The bureaucratic cavils involved are such that most people have been unable to figure out exactly what has been involved. But  there is no doubt that the last two weeks of Italian political life have revolved around this single issue, with all attempts by the candidates to discuss their programs for the region fading into obscurity. Italy's regions have significant powers and responsibilities in fields as disparate as health, education and construction and one imagines that voters would have liked to have known more about the candidates' positions.

The PDL's last hope lay with the Council of State, the country's highest-ranking administrative tribunal, but that was scotched today. In the meantime, Berlusconi, doing what he does best, appears to have decided to seek to counter a reported fall-off in the polls by turning the political contest into a battle between the forces of Good (his) and the forces of Evil (theirs).

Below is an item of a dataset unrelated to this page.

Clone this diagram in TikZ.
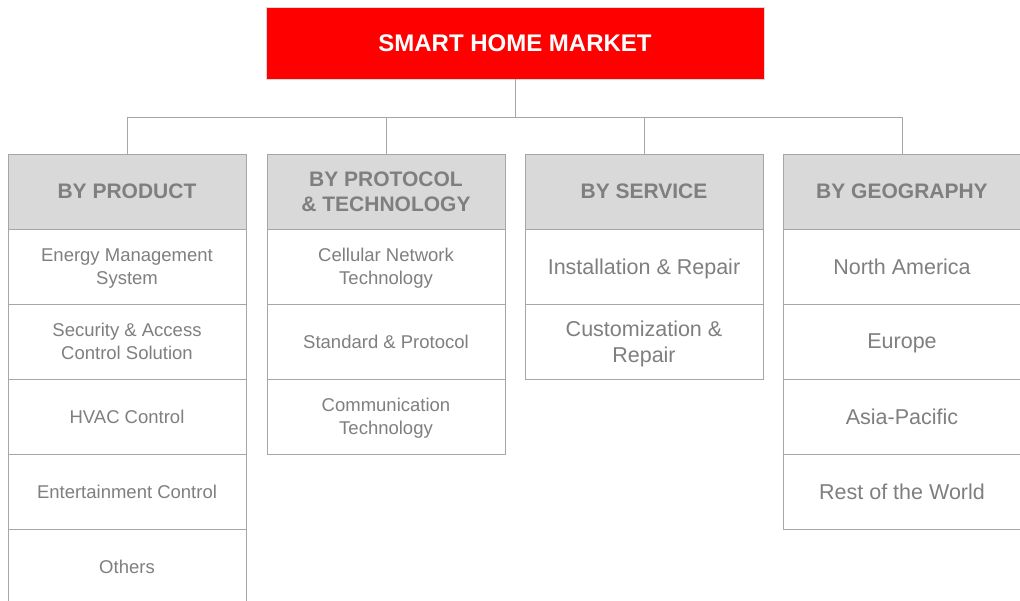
\documentclass[tikz,border=0pt]{standalone}
\usepackage{fontspec}
\setmainfont{Liberation Sans}
\definecolor{txtgray}{HTML}{7F7F7F}
\definecolor{hdrfill}{HTML}{D9D9D9}
\definecolor{linegray}{HTML}{A6A6A6}
\definecolor{titlered}{HTML}{FF0000}
\begin{document}
\begin{tikzpicture}[x=1pt,y=-1pt,
  titlebox/.style={draw=hdrfill, line width=0.8pt, fill=titlered, text=white,
    font=\fontsize{24}{28}\selectfont\bfseries, minimum width=498pt, minimum height=72pt,
    inner sep=0pt, text depth=0pt, anchor=center},
  hdrbox/.style={draw=linegray, line width=1pt, fill=hdrfill, text=txtgray,
    font=\fontsize{21}{25}\selectfont\bfseries, minimum width=238pt, minimum height=75pt,
    inner sep=0pt, text depth=0pt, align=center, anchor=center},
  cellbox/.style={draw=linegray, line width=1pt, fill=white, text=txtgray,
    font=\fontsize{18.5}{22.5}\selectfont, minimum width=238pt, minimum height=75pt,
    inner sep=0pt, text depth=0pt, align=center, anchor=center},
  bigcell/.style={cellbox, font=\fontsize{21.5}{26}\selectfont},
  conn/.style={draw=linegray, line width=1pt}
]
\useasboundingbox (0,0) rectangle (1020,600);
\clip (0,0) rectangle (1020,600);
\fill[white] (0,0) rectangle (1020,600);

\node[titlebox] (title) at (515,43) {SMART HOME MARKET};

% headers
\node[hdrbox] (h1) at (127,191.5) {BY PRODUCT};
\node[hdrbox] (h2) at (386,191.5) {BY PROTOCOL\\\& TECHNOLOGY};
\node[hdrbox] (h3) at (644,191.5) {BY SERVICE};
\node[hdrbox] (h4) at (902,191.5) {BY GEOGRAPHY};

% column 1
\node[cellbox] (c11) at (127,266.5) {Energy Management\\System};
\node[cellbox] (c12) at (127,341.5) {Security \& Access\\Control Solution};
\node[cellbox] (c13) at (127,416.5) {HVAC Control};
\node[cellbox] (c14) at (127,491.5) {Entertainment Control};
\node[cellbox] (c15) at (127,566.5) {Others};

% column 2
\node[cellbox] (c21) at (386,266.5) {Cellular Network\\Technology};
\node[cellbox] (c22) at (386,341.5) {Standard \& Protocol};
\node[cellbox] (c23) at (386,416.5) {Communication\\Technology};

% column 3
\node[bigcell] (c31) at (644,266.5) {Installation \& Repair};
\node[bigcell] (c32) at (644,341.5) {Customization \&\\Repair};

% column 4
\node[bigcell] (c41) at (902,266.5) {North America};
\node[bigcell] (c42) at (902,341.5) {Europe};
\node[bigcell] (c43) at (902,416.5) {Asia-Pacific};
\node[bigcell] (c44) at (902,491.5) {Rest of the World};

% connectors
\coordinate (bus) at (515,117);
\draw[conn] (title.south) -- (bus);
\draw[conn] (h1.north) |- (bus);
\draw[conn] (h4.north) |- (bus);
\draw[conn] (h2.north) -- (h2.north |- bus);
\draw[conn] (h3.north) -- (h3.north |- bus);
\end{tikzpicture}
\end{document}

Last Thursday, labelling the opposition a Soviet-style left that wanted elections with only a single slate of candidates, Berlusconi held one of his South American-style press conferences where he insisted that PDL officials had made no mistakes whatsoever and launched his (latest) conspiracy theory.

The controversial, but still popular, premier has clearly decided to try and make political hay out of what Italian president Giorgio Napolitano has termed un pasticcio, a mess, and this week Berlusconi called on followers to attend a mass demonstration in Rome on Saturday, March 20, in defense of "the right to vote". Today, instead, the opposition took to the streets in Rome to protest against the government's handling of the pasticcio as well as another law, passed by Parliament yesterday, that will allow Berlusconi - over whom two pending judicial inquiries  are hanging - and any of his cabinet ministers to put off any trial appearance for as long as 18 months on the grounds that they have a "legitimate impediment" such as attending a cabinet meeting or an official foreign trip.